Homeland Security’s Personnel Rules Overhaul

Homeland Security’s Personnel Rules Overhaul Will Proceed Without Ridge (WaPo)

The departure of Tom Ridge as secretary of the Department of Homeland Security will not slow plans to overhaul rules for how thousands of Homeland Security employees are paid, promoted and disciplined, a top official said yesterday.

***

The overhaul of the department’s personnel system, which will affect about 110,000 workers, will be one of the most far-reaching changes in civil service rules since government-wide reforms enacted in 1978 and will probably serve as a model for other agencies seeking more flexible ways to hire, pay and discipline employees. The changes at Homeland Security almost certainly will be taken into account at the Pentagon, which is planning a shake-up of its own civil service rules.

The Homeland Security rules — which will be phased in over many months, if not years — will move most department employees out of the General Schedule, the government’s white-collar pay system, and into one that gives more weight to occupation, location and job performance. The rules also will likely weaken the clout of unions in the department.

The federal government is fast moving away from the longstanding General Schedule, with at least nine different civil service pay systems currently in place. Most employees working for Congress, including the GAO, are already on a banded pay system rather than the 15-rung GS ladder. DoD already abolished their six-rung Senior Executive Service, shifting to a single SES band, as of 1 January 2004.

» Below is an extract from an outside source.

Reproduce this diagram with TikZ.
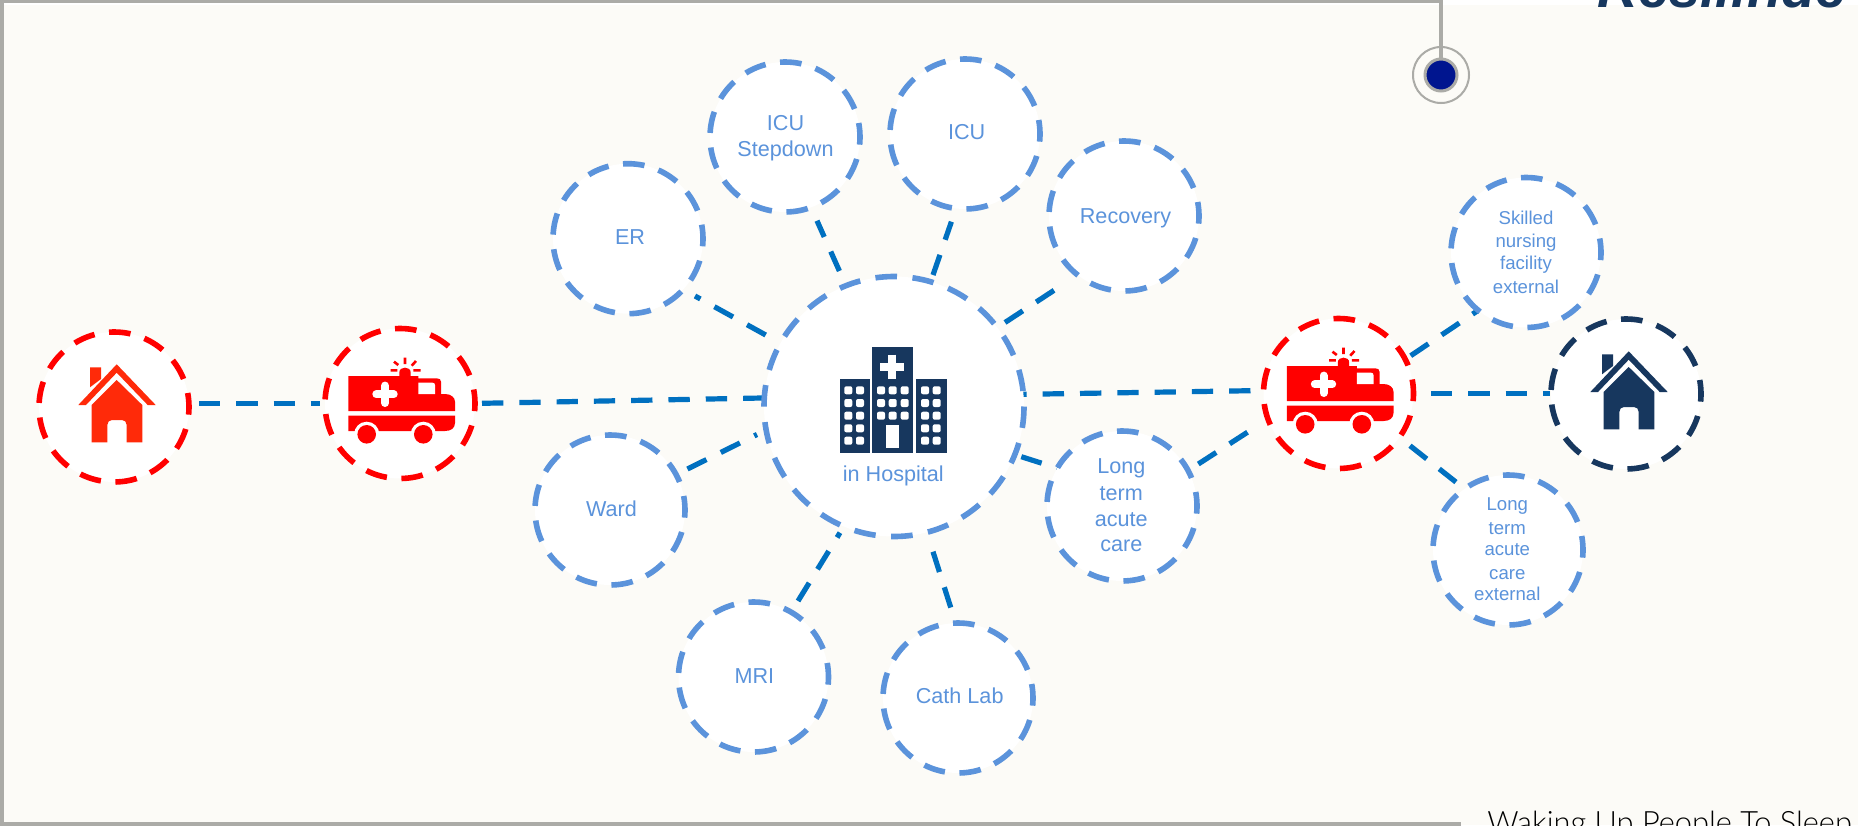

The current civil service system has an inordinate number of problems, although most of them are inherit in a huge, bureucratic structure and unlikely to be remedied. There is a down side, of course, in giving managers increased authority over compensation packages and minimizing the clout of the unions: the potential for abuse is greatly increased.

There are also special problems in the case of DoD, in that GS rates come with rank equivalencies to the uniformed services that are useful from a personnel management standpoint. If there are only four or five pay bands, compared to ten officer pay grades, the equivalencies will be much fuzzier. Presumably, that will be taken into consideration in planning the transition.

FILED UNDER: Economics and Business, National Security, US Politics, , , , , ,
James Joyner
About James Joyner
James Joyner is Professor and Department Head of Security Studies at Marine Corps University's Command and Staff College. He's a former Army officer and Desert Storm veteran. Views expressed here are his own. Follow James on Twitter @DrJJoyner.

Comments

  1. DC Loser says:

    “There are also special problems in the case of DoD, in that GS rates come with rank equivalencies to the uniformed services that are useful from a personnel management standpoint. If there are only four or five pay bands, compared to ten officer pay grades, the equivalencies will be much fuzzier. Presumably, that will be taken into consideration in planning the transition.”

    That’s a rather optimistic presumption. But actually pay banding has already been implemented in a few DoD organizations such as the Army’s acquitision corp and the National Geospatial Intelligence Agency. In those agencies, I would imagine the civilians just reverting back to their old GS grades to determine the pecking order in meetings with military people and other GS counterparts.